Reproduce only the lines of the material below that start at the line containing "Output the Python" and stop at the line containing "plt.rcParams['font.family'] = ['Liberation". Keep both end lines.

- Supplied entries
§
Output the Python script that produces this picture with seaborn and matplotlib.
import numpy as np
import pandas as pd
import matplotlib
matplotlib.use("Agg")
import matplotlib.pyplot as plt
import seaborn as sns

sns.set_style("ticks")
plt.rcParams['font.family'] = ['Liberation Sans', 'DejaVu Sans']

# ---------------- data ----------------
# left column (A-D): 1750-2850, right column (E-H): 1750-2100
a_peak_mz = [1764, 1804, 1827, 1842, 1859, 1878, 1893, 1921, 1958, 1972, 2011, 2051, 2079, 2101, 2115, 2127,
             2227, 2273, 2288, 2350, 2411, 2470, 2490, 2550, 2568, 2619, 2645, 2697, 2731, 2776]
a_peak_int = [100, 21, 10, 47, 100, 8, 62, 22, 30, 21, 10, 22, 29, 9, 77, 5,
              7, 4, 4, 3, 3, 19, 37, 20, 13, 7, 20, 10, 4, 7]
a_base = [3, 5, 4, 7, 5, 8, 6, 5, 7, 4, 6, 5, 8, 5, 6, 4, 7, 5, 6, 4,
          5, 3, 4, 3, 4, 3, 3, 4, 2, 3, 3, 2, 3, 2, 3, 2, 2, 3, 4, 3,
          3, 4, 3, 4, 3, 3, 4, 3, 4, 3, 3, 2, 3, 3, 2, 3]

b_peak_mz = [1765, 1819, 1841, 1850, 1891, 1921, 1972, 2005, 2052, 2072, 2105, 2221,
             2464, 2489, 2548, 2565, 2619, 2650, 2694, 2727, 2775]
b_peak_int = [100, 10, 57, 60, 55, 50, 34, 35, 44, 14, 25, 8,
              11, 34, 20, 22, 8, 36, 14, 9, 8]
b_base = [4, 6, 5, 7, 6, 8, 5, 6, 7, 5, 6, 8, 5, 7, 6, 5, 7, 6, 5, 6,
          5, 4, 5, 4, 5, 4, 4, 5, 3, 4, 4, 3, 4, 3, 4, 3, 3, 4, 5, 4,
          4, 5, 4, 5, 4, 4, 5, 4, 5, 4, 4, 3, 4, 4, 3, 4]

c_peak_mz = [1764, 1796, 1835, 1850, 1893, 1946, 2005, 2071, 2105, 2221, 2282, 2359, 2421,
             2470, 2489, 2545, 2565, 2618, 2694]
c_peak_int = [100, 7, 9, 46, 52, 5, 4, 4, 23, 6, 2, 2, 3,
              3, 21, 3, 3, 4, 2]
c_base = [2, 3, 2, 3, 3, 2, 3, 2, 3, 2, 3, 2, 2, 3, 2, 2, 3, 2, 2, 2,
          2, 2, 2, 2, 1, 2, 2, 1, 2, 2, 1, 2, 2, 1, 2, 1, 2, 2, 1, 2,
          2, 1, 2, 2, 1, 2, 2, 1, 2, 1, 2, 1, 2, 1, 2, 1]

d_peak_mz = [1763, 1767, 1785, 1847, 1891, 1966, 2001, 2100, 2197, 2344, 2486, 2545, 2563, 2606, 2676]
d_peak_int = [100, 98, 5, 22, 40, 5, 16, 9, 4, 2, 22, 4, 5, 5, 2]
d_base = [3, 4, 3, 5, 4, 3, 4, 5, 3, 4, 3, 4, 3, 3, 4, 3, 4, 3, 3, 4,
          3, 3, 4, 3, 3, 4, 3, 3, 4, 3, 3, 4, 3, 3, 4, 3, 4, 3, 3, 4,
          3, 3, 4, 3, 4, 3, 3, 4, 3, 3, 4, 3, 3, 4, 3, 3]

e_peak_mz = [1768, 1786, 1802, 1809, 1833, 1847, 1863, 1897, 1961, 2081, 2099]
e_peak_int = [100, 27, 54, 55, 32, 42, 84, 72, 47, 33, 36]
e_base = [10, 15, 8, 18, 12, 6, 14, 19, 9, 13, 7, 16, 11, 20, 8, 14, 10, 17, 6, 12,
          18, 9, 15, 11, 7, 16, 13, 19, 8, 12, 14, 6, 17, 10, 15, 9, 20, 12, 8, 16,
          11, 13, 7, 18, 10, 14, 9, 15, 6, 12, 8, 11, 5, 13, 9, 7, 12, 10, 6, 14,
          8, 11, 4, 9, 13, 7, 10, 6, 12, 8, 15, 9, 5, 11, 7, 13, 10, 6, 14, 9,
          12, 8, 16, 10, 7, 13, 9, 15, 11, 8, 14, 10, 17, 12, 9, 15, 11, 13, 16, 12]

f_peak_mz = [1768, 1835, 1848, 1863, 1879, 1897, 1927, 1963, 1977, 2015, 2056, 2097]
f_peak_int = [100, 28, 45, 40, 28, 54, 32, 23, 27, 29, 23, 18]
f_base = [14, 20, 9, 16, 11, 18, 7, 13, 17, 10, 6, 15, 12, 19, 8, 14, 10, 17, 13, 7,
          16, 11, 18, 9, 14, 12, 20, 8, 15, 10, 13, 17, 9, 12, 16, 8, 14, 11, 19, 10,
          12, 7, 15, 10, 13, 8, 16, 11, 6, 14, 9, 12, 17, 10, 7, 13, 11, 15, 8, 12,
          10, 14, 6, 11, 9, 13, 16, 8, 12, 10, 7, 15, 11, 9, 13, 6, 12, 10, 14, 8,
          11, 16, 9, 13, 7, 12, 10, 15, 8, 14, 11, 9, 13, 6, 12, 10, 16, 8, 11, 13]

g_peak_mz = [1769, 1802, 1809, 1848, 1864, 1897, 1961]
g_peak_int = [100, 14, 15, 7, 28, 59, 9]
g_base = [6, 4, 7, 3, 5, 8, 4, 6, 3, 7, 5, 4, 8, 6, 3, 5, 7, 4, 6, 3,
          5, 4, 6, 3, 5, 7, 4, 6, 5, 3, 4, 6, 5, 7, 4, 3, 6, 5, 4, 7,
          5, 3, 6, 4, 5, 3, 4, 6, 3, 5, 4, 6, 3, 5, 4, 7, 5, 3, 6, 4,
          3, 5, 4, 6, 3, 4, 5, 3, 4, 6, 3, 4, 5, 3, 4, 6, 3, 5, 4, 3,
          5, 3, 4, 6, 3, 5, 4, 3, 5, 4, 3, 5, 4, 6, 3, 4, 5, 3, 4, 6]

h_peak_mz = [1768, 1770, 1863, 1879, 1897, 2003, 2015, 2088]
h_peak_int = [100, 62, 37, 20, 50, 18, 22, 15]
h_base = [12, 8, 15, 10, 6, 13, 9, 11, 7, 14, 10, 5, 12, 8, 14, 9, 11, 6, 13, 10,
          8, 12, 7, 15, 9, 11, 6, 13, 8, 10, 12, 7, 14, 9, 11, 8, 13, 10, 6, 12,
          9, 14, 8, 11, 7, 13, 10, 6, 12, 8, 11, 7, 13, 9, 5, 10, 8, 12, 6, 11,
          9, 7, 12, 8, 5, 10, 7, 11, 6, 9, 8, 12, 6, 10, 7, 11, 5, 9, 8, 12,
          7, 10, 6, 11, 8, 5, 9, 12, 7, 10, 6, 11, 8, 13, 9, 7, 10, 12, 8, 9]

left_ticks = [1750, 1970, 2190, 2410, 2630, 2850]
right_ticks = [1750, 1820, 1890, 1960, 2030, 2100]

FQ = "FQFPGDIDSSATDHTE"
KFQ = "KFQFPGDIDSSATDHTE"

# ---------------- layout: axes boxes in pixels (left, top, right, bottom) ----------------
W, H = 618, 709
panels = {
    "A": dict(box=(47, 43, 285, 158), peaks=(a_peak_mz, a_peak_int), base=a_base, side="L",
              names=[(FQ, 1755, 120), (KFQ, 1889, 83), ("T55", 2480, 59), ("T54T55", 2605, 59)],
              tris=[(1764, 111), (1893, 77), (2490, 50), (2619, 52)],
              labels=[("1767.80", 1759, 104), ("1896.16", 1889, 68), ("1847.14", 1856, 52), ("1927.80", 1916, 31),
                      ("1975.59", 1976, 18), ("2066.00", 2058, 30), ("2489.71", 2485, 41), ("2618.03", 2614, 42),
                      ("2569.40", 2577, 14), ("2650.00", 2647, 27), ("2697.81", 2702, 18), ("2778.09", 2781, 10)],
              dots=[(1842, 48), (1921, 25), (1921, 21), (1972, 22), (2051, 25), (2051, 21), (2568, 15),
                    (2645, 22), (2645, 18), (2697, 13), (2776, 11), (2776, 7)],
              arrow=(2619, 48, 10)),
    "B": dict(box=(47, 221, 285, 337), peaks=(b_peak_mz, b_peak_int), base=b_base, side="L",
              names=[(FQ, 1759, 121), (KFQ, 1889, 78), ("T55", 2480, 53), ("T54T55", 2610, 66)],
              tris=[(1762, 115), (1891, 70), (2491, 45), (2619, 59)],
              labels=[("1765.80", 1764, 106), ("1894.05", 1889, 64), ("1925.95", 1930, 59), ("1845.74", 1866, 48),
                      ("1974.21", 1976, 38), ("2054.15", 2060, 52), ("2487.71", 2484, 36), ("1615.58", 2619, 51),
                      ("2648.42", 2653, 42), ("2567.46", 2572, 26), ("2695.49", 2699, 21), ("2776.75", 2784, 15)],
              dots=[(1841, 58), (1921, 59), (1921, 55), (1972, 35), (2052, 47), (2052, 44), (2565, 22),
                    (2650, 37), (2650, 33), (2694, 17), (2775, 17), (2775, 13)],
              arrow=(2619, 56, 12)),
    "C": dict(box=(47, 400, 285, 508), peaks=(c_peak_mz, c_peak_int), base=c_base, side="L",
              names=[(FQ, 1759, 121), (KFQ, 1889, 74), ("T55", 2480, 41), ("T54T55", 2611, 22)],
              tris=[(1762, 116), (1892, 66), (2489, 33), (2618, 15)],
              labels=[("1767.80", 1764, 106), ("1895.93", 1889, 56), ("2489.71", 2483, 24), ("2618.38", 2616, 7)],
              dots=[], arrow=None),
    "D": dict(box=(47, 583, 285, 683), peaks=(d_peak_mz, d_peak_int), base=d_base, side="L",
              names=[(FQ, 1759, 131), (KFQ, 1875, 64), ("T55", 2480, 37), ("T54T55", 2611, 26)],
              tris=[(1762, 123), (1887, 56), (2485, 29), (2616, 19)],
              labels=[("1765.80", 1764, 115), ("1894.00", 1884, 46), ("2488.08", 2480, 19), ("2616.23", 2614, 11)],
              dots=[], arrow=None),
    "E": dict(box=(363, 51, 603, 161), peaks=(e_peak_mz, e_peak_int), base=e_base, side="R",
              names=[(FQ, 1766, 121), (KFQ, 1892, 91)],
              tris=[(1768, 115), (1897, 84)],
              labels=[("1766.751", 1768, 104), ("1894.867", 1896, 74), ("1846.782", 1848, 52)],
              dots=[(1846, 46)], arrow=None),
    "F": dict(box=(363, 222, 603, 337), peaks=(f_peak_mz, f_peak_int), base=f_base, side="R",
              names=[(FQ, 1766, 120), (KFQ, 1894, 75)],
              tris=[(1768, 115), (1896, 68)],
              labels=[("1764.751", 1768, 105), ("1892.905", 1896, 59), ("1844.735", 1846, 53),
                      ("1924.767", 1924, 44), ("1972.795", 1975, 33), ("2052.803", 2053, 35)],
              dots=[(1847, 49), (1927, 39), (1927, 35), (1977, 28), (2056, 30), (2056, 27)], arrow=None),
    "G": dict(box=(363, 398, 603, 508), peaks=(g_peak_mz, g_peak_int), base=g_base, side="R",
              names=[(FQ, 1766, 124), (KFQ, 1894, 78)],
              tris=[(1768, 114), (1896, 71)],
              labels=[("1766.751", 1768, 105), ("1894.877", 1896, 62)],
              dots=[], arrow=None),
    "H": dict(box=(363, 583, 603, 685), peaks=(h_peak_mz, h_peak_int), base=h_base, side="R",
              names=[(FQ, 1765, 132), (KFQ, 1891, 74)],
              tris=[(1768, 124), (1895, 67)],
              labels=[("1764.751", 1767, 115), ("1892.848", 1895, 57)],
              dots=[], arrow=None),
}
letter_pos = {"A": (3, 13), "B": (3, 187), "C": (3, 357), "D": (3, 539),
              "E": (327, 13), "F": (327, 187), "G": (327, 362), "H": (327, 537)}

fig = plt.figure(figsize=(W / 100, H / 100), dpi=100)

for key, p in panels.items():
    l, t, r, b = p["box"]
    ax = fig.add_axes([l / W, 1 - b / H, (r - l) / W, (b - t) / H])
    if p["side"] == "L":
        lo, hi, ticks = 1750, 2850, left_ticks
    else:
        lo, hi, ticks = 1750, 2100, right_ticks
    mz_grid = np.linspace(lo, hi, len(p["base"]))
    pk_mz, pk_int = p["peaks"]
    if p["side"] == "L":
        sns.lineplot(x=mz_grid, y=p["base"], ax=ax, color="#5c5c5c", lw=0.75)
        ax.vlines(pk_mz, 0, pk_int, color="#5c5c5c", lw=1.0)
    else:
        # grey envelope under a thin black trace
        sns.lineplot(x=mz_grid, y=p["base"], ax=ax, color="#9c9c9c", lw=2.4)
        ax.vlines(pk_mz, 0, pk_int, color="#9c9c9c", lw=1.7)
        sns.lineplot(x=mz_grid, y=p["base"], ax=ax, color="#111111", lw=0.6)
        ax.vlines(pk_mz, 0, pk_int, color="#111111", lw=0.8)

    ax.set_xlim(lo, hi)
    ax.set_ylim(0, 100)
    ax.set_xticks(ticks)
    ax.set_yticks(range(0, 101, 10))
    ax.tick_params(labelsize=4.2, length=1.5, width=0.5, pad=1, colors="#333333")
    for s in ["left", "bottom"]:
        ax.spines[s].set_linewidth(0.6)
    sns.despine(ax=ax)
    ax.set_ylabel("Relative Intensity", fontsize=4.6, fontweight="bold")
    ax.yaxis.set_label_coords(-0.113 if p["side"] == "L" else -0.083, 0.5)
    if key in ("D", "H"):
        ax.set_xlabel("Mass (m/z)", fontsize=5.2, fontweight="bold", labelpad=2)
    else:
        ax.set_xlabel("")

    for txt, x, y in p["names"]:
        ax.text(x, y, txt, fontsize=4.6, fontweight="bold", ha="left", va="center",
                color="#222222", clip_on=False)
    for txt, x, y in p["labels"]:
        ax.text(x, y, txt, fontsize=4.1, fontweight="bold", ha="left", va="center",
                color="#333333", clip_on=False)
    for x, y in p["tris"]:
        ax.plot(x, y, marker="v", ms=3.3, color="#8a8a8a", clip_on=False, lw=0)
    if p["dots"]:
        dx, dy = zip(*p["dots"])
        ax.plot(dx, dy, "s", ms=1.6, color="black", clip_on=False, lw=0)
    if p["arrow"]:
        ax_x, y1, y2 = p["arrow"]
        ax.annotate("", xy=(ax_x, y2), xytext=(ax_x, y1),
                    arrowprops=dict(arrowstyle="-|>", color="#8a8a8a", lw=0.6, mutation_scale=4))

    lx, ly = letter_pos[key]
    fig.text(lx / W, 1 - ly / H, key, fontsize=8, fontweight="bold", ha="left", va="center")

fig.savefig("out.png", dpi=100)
§
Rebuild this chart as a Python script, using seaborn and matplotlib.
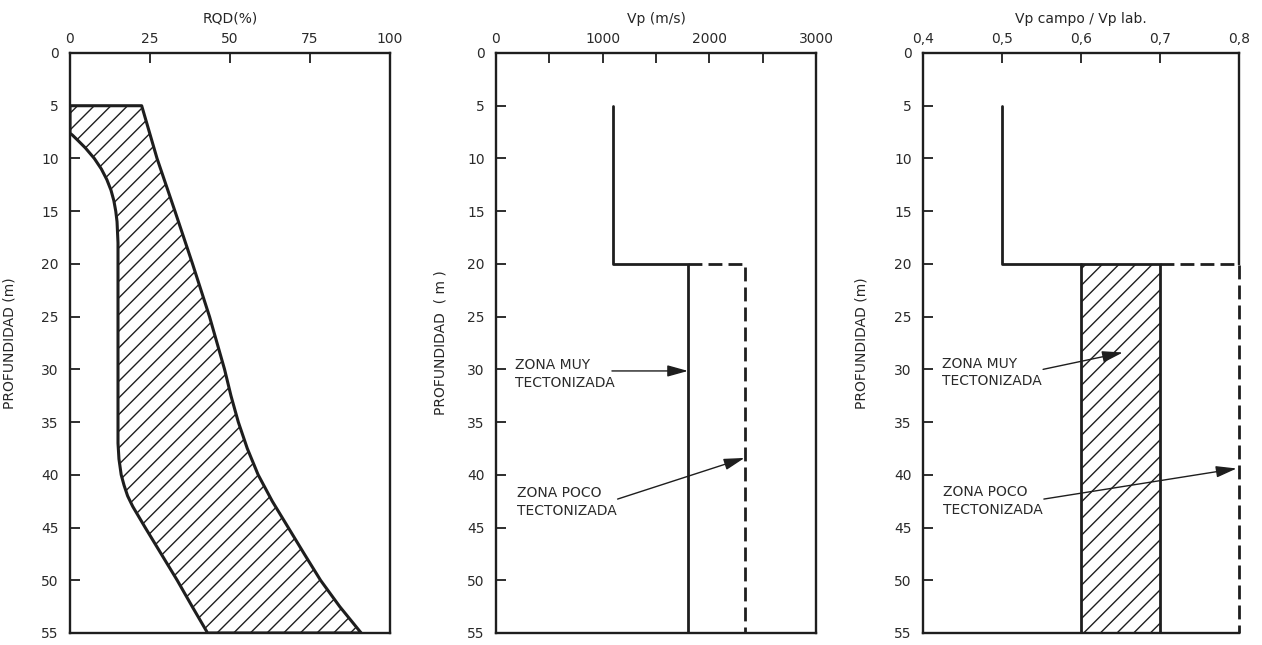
§
- Written response
Output the Python script that produces this picture with seaborn and matplotlib.
import numpy as np
import pandas as pd
import matplotlib
matplotlib.use("Agg")
import matplotlib.pyplot as plt
import seaborn as sns

sns.set_style("ticks")
plt.rcParams['font.family'] = ['Liberation Sans', 'DejaVu Sans']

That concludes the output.